The senior credit facility contains certain covenants, including, without limitation, those limiting Carrols Restaurant Group’s and its material subsidiaries' ability to, among other things, incur indebtedness, incur liens, sell or acquire assets or businesses, change the character of its business in all material respects, engage in transactions with related parties, make certain investments, make certain restricted payments or pay dividends.
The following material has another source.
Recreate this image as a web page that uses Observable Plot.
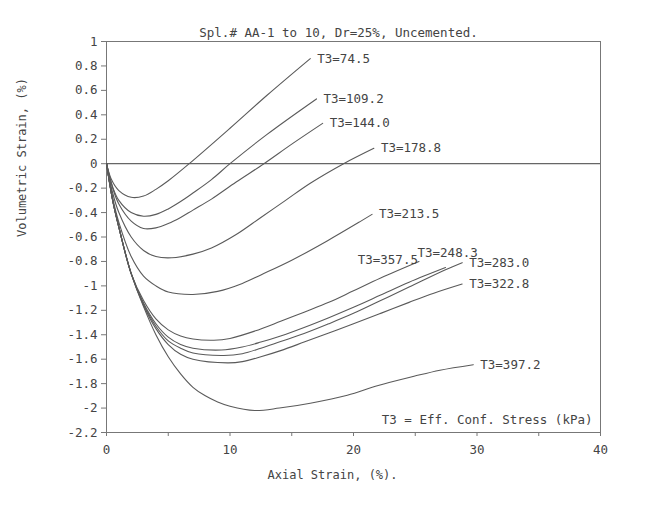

In addition, the senior credit facility requires Carrols Restaurant Group to meet certain financial ratios, including Fixed Charge Coverage Ratio and Adjusted Leverage Ratio (all as defined under the senior credit facility), however the Company is not required to be in compliance with such ratios so long as the senior credit facility is cash collateralized.
The senior credit facility contains customary default provisions, including that the lenders may terminate their obligation to advance and may declare the unpaid balance of borrowings, or any part thereof, immediately due and payable upon the occurrence and during the continuance of customary defaults which include, without limitation, payment default, covenant defaults, bankruptcy type defaults, cross-defaults on other indebtedness, judgments or upon the occurrence of a change of control.
After reserving $4.8 million for letters of credit issued under the facility for workers’ compensation and other insurance policies, $15.2 million was available for borrowing under the revolving credit facility at July 1, 2012.
Prior Carrols LLC Senior Credit Facility. On August 5, 2011 Carrols LLC entered into a senior secured credit facility, which provided for $65.0 million aggregate term loan borrowings and a revolving credit facility which provided for aggregate borrowings of up to $20.0 million (including $10.0 million available for letters of credit) both maturing on August 5, 2016.
The term loan borrowings under the prior Carrols LLC senior secured credit facility were payable in consecutive quarterly principal payments of $1.625 million. This credit facility was paid off in connection with the issuance of the Notes in 2012.